National Geographic and Lindblad run the deepest program in the polar regions and the Galapagos, with working National Geographic photographers alongside the naturalists. In the Galapagos specifically, Abercrombie & Kent's Ecoventura yachts run one guide for every ten guests, the most generous ratio in the islands. Ponant pairs its expeditions with scientific research partners, which adds genuine science to the interpretation.

Each fare is a starting per-person price, and live dates sit on the itinerary page.

Why Book a Naturalist-Led Cruise with Us

We book the expedition lines whose guide programs we trust, and we will tell you which operator runs the deepest team for your destination. We can also tell you the named credentials of the guides on a sailing before you commit.

Booking through us, you can also join the Small Ship Travel Loyalty Program, a four-tier program that pays members 2 to 5 percent back per booking, plus perks like cabin upgrades and concierge access. The credit builds across every cruise line we book.

Sources

Guide credential standards come from the operators' published expedition-team materials and from the Galapagos National Park guiding rules.

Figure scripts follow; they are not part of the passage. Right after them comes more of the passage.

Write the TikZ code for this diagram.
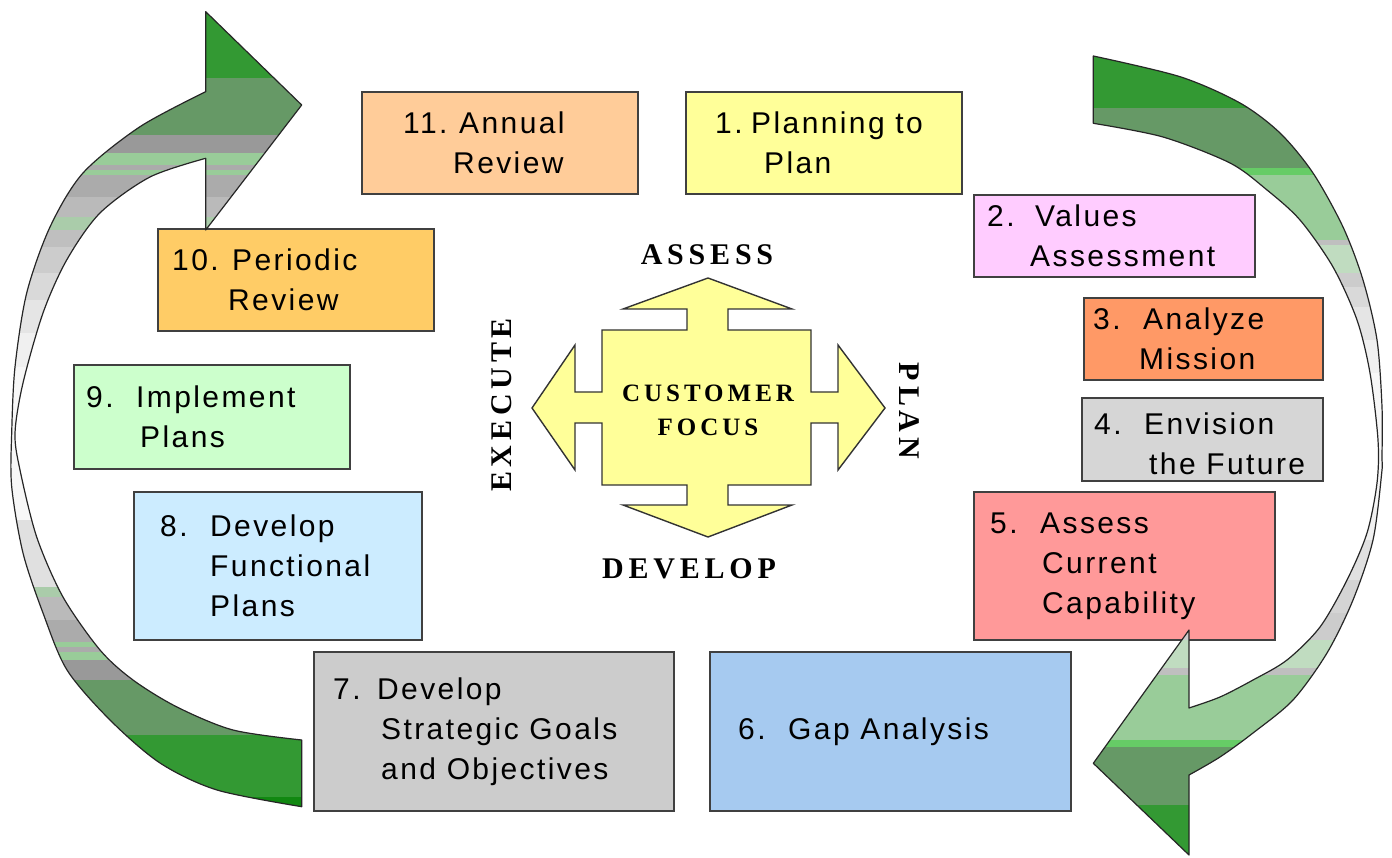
\documentclass[tikz,border=0pt]{standalone}
\usepackage{fontspec}
\setmainfont{Liberation Sans}
\newfontfamily\boxfont[LetterSpace=8]{Liberation Sans}
\newfontfamily\hubfont[LetterSpace=16]{Liberation Serif}
\usetikzlibrary{positioning}

% box fills
\definecolor{annualfill}{HTML}{FFCC99}
\definecolor{planfill}{HTML}{FFFF99}
\definecolor{valuesfill}{HTML}{FFCCFF}
\definecolor{missionfill}{HTML}{FF9966}
\definecolor{envisionfill}{HTML}{D6D6D6}
\definecolor{capfill}{HTML}{FF9999}
\definecolor{gapfill}{HTML}{A6CAF0}
\definecolor{goalsfill}{HTML}{CCCCCC}
\definecolor{funcfill}{HTML}{CCECFF}
\definecolor{implfill}{HTML}{CCFFCC}
\definecolor{periodfill}{HTML}{FFCC66}
\definecolor{boxline}{HTML}{404040}
% ribbon bands
\definecolor{ribDark}{HTML}{339933}
\definecolor{ribDeep}{HTML}{118811}
\definecolor{ribMoss}{HTML}{669966}
\definecolor{ribSage}{HTML}{99CC99}
\definecolor{ribMint}{HTML}{66CC66}
\definecolor{ribSoft}{HTML}{AACCAA}
\definecolor{ribPale}{HTML}{C0DCC0}

% number column for the step texts
\newcommand{\stepno}[2][50pt]{\makebox[#1][l]{#2}}

% outlines of the two turning arrows
\newcommand{\leftribbon}{(205.7,91.7) -- (205.7,11.7) -- (301.7,105) -- (205.7,230) -- (205.7,158.3)
  -- plot[smooth] coordinates {(205.7,158.3) (150,177) (100,213) (66.7,260) (43,313) (23,383) (15,433)
     (20,470) (36.7,537) (63,597) (100,650) (133,680) (177,707) (233,730) (301.7,740)}
  -- (301.7,806.7)
  -- plot[smooth] coordinates {(301.7,806.7) (217,790) (160,763) (110,720) (67,670) (43,613) (23,553)
     (11.7,486.7) (11.7,433) (15,367) (26.7,293) (50,227) (83,173) (140,126.7) (205.7,91.7)} -- cycle}
\newcommand{\rightribbon}{(1093.3,56)
  -- plot[smooth] coordinates {(1093.3,56) (1180,76.7) (1240,103) (1280,133) (1313,173) (1343,227)
     (1363,280) (1377,340) (1382,407) (1382,457) (1381.7,473) (1373,540) (1353,600) (1327,653)
     (1293,700) (1253,733) (1220,757) (1189,775)}
  -- (1189,855) -- (1093.3,763.3) -- (1189,630) -- (1189,708)
  -- plot[smooth] coordinates {(1189,708) (1220,697) (1253,680) (1287,660) (1320,627) (1347,580)
     (1367,533) (1377,483) (1378,440) (1370,373) (1357,320) (1333,267) (1300,220) (1267,190)
     (1230,163) (1163,137) (1093.3,123.3)} -- cycle}

\begin{document}
\begin{tikzpicture}[
  x=1pt, y=-1pt,
  stepbox/.style={draw=boxline, line width=1.6pt, anchor=north west, inner sep=0pt},
  steptext/.style={anchor=west, align=left, inner sep=0pt, font=\boxfont\fontsize{30}{40}\selectfont},
  hublabel/.style={font=\hubfont\bfseries\fontsize{30}{36}\selectfont, inner sep=0pt},
  hubtext/.style={align=center, inner sep=0pt, font=\hubfont\bfseries\fontsize{25}{34}\selectfont},
  ribbonline/.style={draw=black!85, line width=1.2pt, line join=round}
]
\useasboundingbox (0,0) rectangle (1392,858);

% steps of the cycle
\node[stepbox, fill=annualfill, minimum width=276pt, minimum height=102pt] (annual) at (361,91) {};
\node[stepbox, fill=planfill, minimum width=276pt, minimum height=102pt] (planning) at (685,91) {};
\node[stepbox, fill=valuesfill, minimum width=281pt, minimum height=82pt] (values) at (973,194) {};
\node[stepbox, fill=missionfill, minimum width=239pt, minimum height=82pt] (mission) at (1083,297) {};
\node[stepbox, fill=envisionfill, minimum width=241pt, minimum height=83pt] (envision) at (1081,397) {};
\node[stepbox, fill=capfill, minimum width=301pt, minimum height=148pt] (capability) at (973,491) {};
\node[stepbox, fill=gapfill, minimum width=361pt, minimum height=159pt] (gap) at (709,651) {};
\node[stepbox, fill=goalsfill, minimum width=360pt, minimum height=159pt] (goals) at (313,651) {};
\node[stepbox, fill=funcfill, minimum width=288pt, minimum height=148pt] (functional) at (133,491) {};
\node[stepbox, fill=implfill, minimum width=276pt, minimum height=104pt] (implement) at (73,364) {};
\node[stepbox, fill=periodfill, minimum width=276pt, minimum height=102pt] (periodic) at (157,228) {};

\node[steptext] (annual-t) at ([xshift=42pt]annual.west) {\stepno[56pt]{11.}Annual\\\stepno{}Review};
\node[steptext] (planning-t) at ([xshift=30pt]planning.west) {\stepno[36pt]{1.}Planning to\\\stepno[49pt]{}Plan};
\node[steptext] (values-t) at ([xshift=14pt]values.west) {\stepno[48pt]{2.}Values\\\stepno[43pt]{}Assessment};
\node[steptext] (mission-t) at ([xshift=10pt]mission.west) {\stepno{3.}Analyze\\\stepno[46pt]{}Mission};
\node[steptext] (envision-t) at ([xshift=13pt,yshift=-4pt]envision.west) {\stepno{4.}Envision\\\stepno[55pt]{}the Future};
\node[steptext] (capability-t) at ([xshift=17pt]capability.west) {\stepno{5.}Assess\\\stepno[52pt]{}Current\\\stepno[52pt]{}Capability};
\node[steptext] (gap-t) at ([xshift=29pt]gap.west) {\stepno{6.}Gap Analysis};
\node[steptext] (goals-t) at ([xshift=20pt]goals.west) {\stepno[44pt]{7.}Develop\\\stepno[48pt]{}Strategic Goals\\\stepno[48pt]{}and Objectives};
\node[steptext] (functional-t) at ([xshift=27pt]functional.west) {\stepno{8.}Develop\\\stepno{}Functional\\\stepno{}Plans};
\node[steptext] (implement-t) at ([xshift=13pt]implement.west) {\stepno{9.}Implement\\\stepno[54pt]{}Plans};
\node[steptext] (periodic-t) at ([xshift=15pt]periodic.west) {\stepno[60pt]{10.}Periodic\\\stepno[56pt]{}Review};

% four-way arrow in the middle
\draw[draw=black!80, line width=1.4pt, fill=planfill, line join=miter]
  (708,278) -- (792,309) -- (728,309) -- (728,330) -- (811,330) -- (811,392) -- (838,392)
  -- (838,345) -- (885,408) -- (838,470) -- (838,423) -- (811,423) -- (811,485) -- (728,485)
  -- (728,505) -- (792,505) -- (708,537) -- (623,505) -- (687,505) -- (687,485) -- (602,485)
  -- (602,423) -- (575,423) -- (575,470) -- (532,408) -- (575,345) -- (575,392) -- (602,392)
  -- (602,330) -- (687,330) -- (687,309) -- (623,309) -- cycle;
\node[hubtext] (hub) at (708,410) {CUSTOMER\\FOCUS};
\node[hublabel] (assess) at (707,255) {ASSESS};
\node[hublabel] (plan) at (909,411) [rotate=-90] {PLAN};
\node[hublabel] (develop) at (689,569) {DEVELOP};
\node[hublabel] (execute) at (502,405) [rotate=90] {EXECUTE};

% left arrow, coming back up to the top
\begin{scope}
  \clip \leftribbon;
  \foreach \ya/\yb/\col in {0/78/ribDark, 78/135/ribMoss, 135/153/black!40, 153/165/ribSage,
      165/170/black!33, 170/175/ribSage, 175/197/black!33, 197/217/black!27, 217/230/ribSoft,
      230/247/black!25, 247/273/black!20, 273/300/black!15, 300/333/black!10, 333/367/black!6,
      367/520/black!3, 520/587/black!12, 587/597/ribSoft, 597/620/black!27, 620/642/black!33,
      642/647/ribSage, 647/652/black!33, 652/660/ribSage, 660/680/black!40, 680/735/ribMoss,
      735/797/ribDark, 797/820/ribDeep}
    \fill[\col] (0,\ya) rectangle (320,\yb);
\end{scope}
\draw[ribbonline] \leftribbon;

% right arrow, going down to the bottom
\begin{scope}
  \clip \rightribbon;
  \foreach \ya/\yb/\col in {40/108/ribDark, 108/168/ribMoss, 168/175/ribMint, 175/240/ribSage,
      240/245/black!25, 245/273/ribPale, 273/287/black!20, 287/307/black!15, 307/340/black!10,
      340/373/black!6, 373/507/black!3, 507/540/black!6, 540/580/black!12, 580/613/black!17,
      613/640/black!20, 640/668/ribPale, 668/675/black!25, 675/740/ribSage, 740/747/ribMint,
      747/805/ribMoss, 805/860/ribDark}
    \fill[\col] (1080,\ya) rectangle (1392,\yb);
\end{scope}
\draw[ribbonline] \rightribbon;
\end{tikzpicture}
\end{document}
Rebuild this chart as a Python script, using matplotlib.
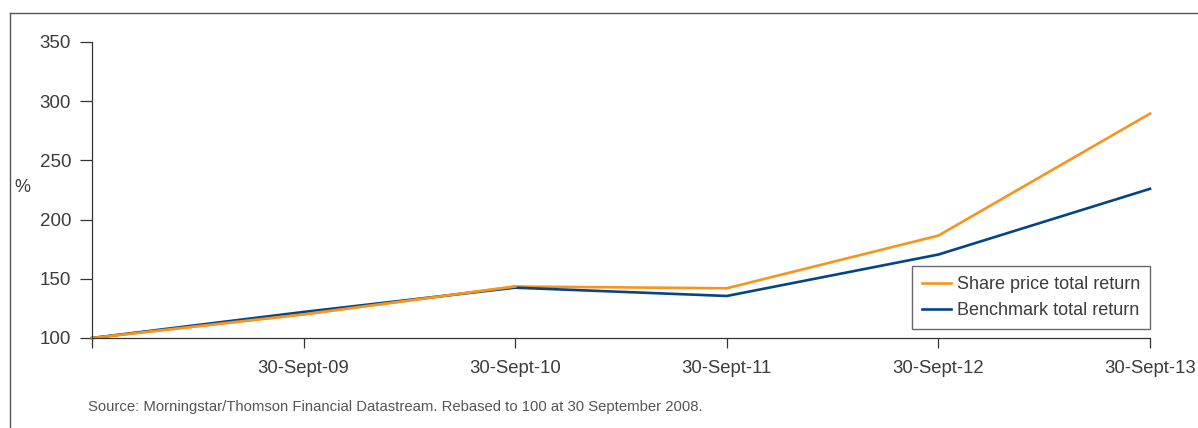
import matplotlib
matplotlib.use("Agg")
import matplotlib.pyplot as plt
from matplotlib.lines import Line2D

dates = ["", "30-Sept-09", "30-Sept-10", "30-Sept-11", "30-Sept-12", "30-Sept-13"]
share_price = [100, 120, 143.5, 142, 186.5, 289.5]
benchmark = [100, 122, 142.5, 135.5, 170.5, 226]
yticks = [100, 150, 200, 250, 300, 350]

orange = "#F7941D"
blue = "#05448A"
text_col = "#3c3c3c"
axis_col = "#333333"

plt.rcParams["font.family"] = ["Liberation Sans", "DejaVu Sans"]

fig = plt.figure(figsize=(11.98, 4.28), dpi=100)
ax = fig.add_axes([92 / 1198, (428 - 338) / 428, 1058 / 1198, 296 / 428])

x = list(range(len(dates)))
ax.plot(x, share_price, color=orange, lw=1.9, label="Share price total return")
ax.plot(x, benchmark, color=blue, lw=1.9, label="Benchmark total return")
# orange on top where the lines overlap early on
ax.plot(x[:3], share_price[:3], color=orange, lw=1.9)

ax.set_xlim(0, len(dates) - 1)
ax.set_ylim(100, 350)
ax.set_xticks(x)
ax.set_xticklabels(dates)
ax.set_yticks(yticks)

for s in ["top", "right"]:
    ax.spines[s].set_visible(False)
for s in ["left", "bottom"]:
    ax.spines[s].set_color(axis_col)
    ax.spines[s].set_linewidth(0.9)

ax.tick_params(axis="y", length=9, width=0.9, color=axis_col, labelsize=13.5, labelcolor=text_col, pad=6)
ax.tick_params(axis="x", length=7.5, width=0.9, color=axis_col, labelsize=13.3, labelcolor=text_col, pad=8.2)
for sp in ax.spines.values():
    sp.set_clip_on(False)
for line in ax.get_lines():
    line.set_clip_on(False)

leg = ax.legend(loc="lower right", bbox_to_anchor=(1.0, 0.03), borderaxespad=0,
                fontsize=13, frameon=True, fancybox=False, handlelength=1.6,
                handletextpad=0.35, borderpad=0.55, labelspacing=0.5)
leg.get_frame().set_edgecolor("#444444")
leg.get_frame().set_linewidth(1.0)
for t in leg.get_texts():
    t.set_color(text_col)

fig.text(22 / 1198, 1 - 187 / 428, "%", fontsize=13, color=text_col, ha="center", va="center")
fig.text(88 / 1198, 1 - 407 / 428, "Source: Morningstar/Thomson Financial Datastream. Rebased to 100 at 30 September 2008.",
         fontsize=10.7, color="#555555", ha="left", va="center")

# outer frame (left and top edges visible)
fig.add_artist(Line2D([9.5 / 1198, 9.5 / 1198], [0, 1 - 12.5 / 428], transform=fig.transFigure, color="#555555", lw=1.0))
fig.add_artist(Line2D([9.5 / 1198, 1], [1 - 12.5 / 428, 1 - 12.5 / 428], transform=fig.transFigure, color="#555555", lw=1.0))

fig.savefig("out.png", dpi=100)
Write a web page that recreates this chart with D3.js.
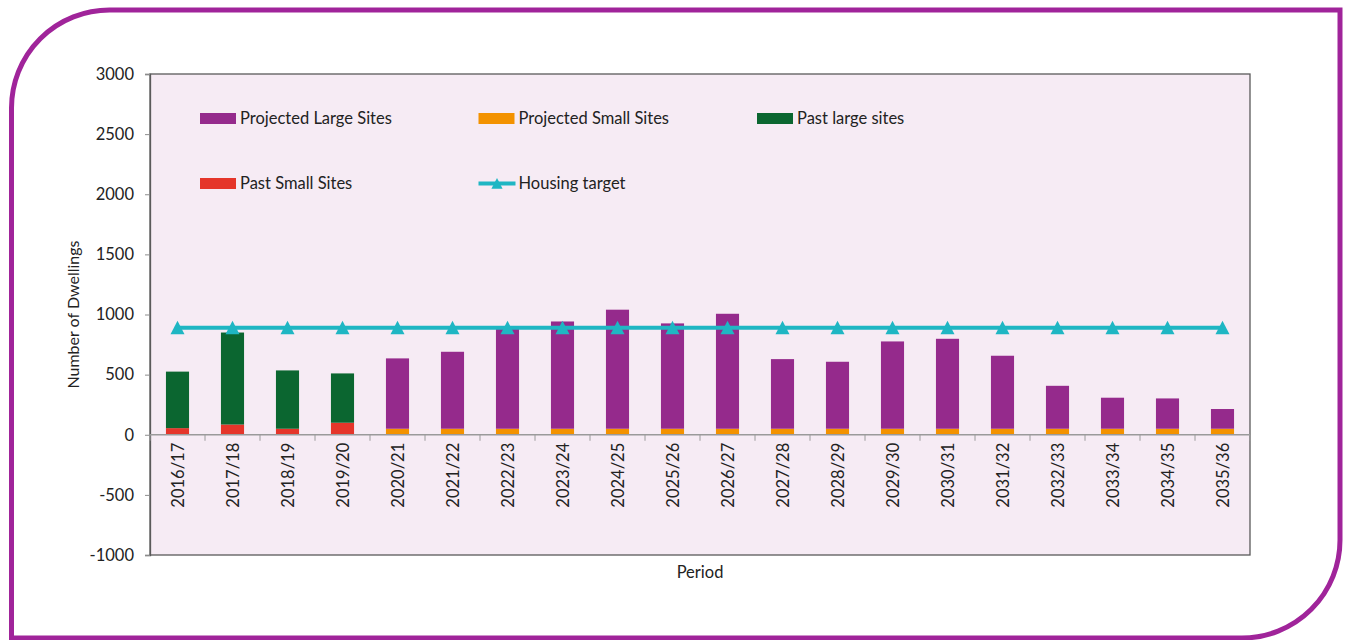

Frequently Asked Questions

What does an expedition cruise naturalist do?

A naturalist guides and interprets the wildlife and landscape on an expedition cruise. They run the morning briefing, lead your small group on each landing, read animal behaviour in the field, and review the day at an evening recap. The best ones turn a wildlife sighting into real understanding, which is the main reason expedition cruising costs more than a standard cruise.

Are all expedition naturalists equally qualified?

No, and the gap is wide. The best hold graduate degrees and years of field research in the exact region, and some have published work. Others have a short certification and a practiced script. The information from a less experienced guide is usually accurate, but it lacks the depth and the ability to answer unexpected questions that mark a true expert.

Which cruise line has the best naturalists?

National Geographic and Lindblad field the deepest naturalist program in the polar regions and the Galapagos, with working National Geographic photographers aboard. In the Galapagos, Abercrombie & Kent's Ecoventura yachts run one guide for every ten guests. Ponant adds scientific research partners that deepen the interpretation on its expeditions.

How do I check an operator's naturalist program before booking?

Ask for the named credentials of the guides on your specific sailing. A strong answer gives names, degrees, and field research in the destination. A vague answer about certified guides and years of experience suggests a thinner program. Also check the guide-to-guest ratio, since fewer guests per guide means more expert attention for you.

Why do naturalists make such a difference on an expedition cruise?

Because the destination is largely equal for everyone under the same rules, so the guide team is what separates a great voyage from an ordinary one. A skilled naturalist finds behaviour a newcomer walks past, explains what you are seeing as it happens, and puts the wildlife in a scientific context. The ship gets you there. The naturalist makes the trip worth it.